DOI: 10.1093/europace/euag105.024 ISSN: 1099-5129

AI-based differential diagnosis and localization of idiopathic PVC using 12-lead ECG: multicenter registry study (EP-AI ASSIST)

C O Seo, S W Lee, Y J Kim, H S Lee, J H Jeong, Y G Kim, J M Shim, D H Kim, Y H Kim, Y S Baek, J I Choi

Abstract

Background

Pre-procedural identification of premature ventricular contraction (PVC) or ventricular tachycardia (VT) origins is crucial not only for determining the optimal treatment strategy but also for estimating procedural difficulty and predicting ablation success. Various 12-lead ECG-based algorithms predicting the origins rely heavily on operator expertise and exhibit limited reproducibility. Transformer-based deep learning (DL) models may provide an objective and reliable tool that support clinical decision-making and improves procedural planning for ablation.

Objectives

This study aimed to develop a transformer-based artificial intelligence (AI) model capable of predicting the origin of idiopathic PVC or VT using only standard 12-lead ECGs.

Methods

A total of 584 patients (mean age 46.5 ± 14.3 years; 255 men, 329 women) who underwent catheter ablation for idiopathic PVC or VT was included for this retrospective study. 470 standard 10-second 12-lead ECGs were selected after ECG quality review. Two transformer-based models were independently developed using an 7:1:2 split for training, validation, and testing datasets. Final localization was derived by combining output probabilities. Model performance was evaluated against ablation-confirmed the PVC or VT origins (Figure 1).

Results

The PVC or VT origins were classified as follows: RVOT (295, 50.5%), LVOT (93, 15.9%), anterolateral mitral annulus (37, 6.3%), posteromedial papillary muscle (21, 3.6%), RV inflow (16, 2.7%), LV summit (14, 2.4%), anterolateral papillary muscle (13, 2.2%), and others (95, 16.3%).

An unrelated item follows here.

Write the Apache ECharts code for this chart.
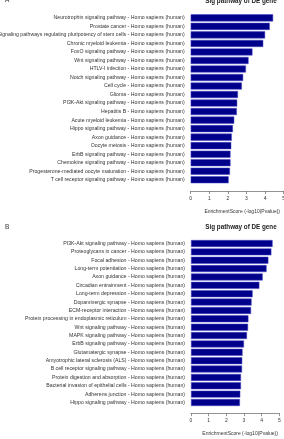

The model achieved AUCs of 0.98 for LVOT, 0.91 for RVOT, 0.84 for LV Non-OT, and 0.93 for RV Non-OT, with a macro-average AUC of 0.915 (Figure 2). Performance remained consistent across internal validation, supporting its clinical utility.

Conclusion

This study presents a clinically validated transformer-based DL model capable of accurately localizing the origin of PVC or VT using standard 12-lead ECG. The model consistently achieved high diagnostic performance and may serve as a valuable non-invasive tool to support before ablation planning in patients with idiopathic PVC or VT.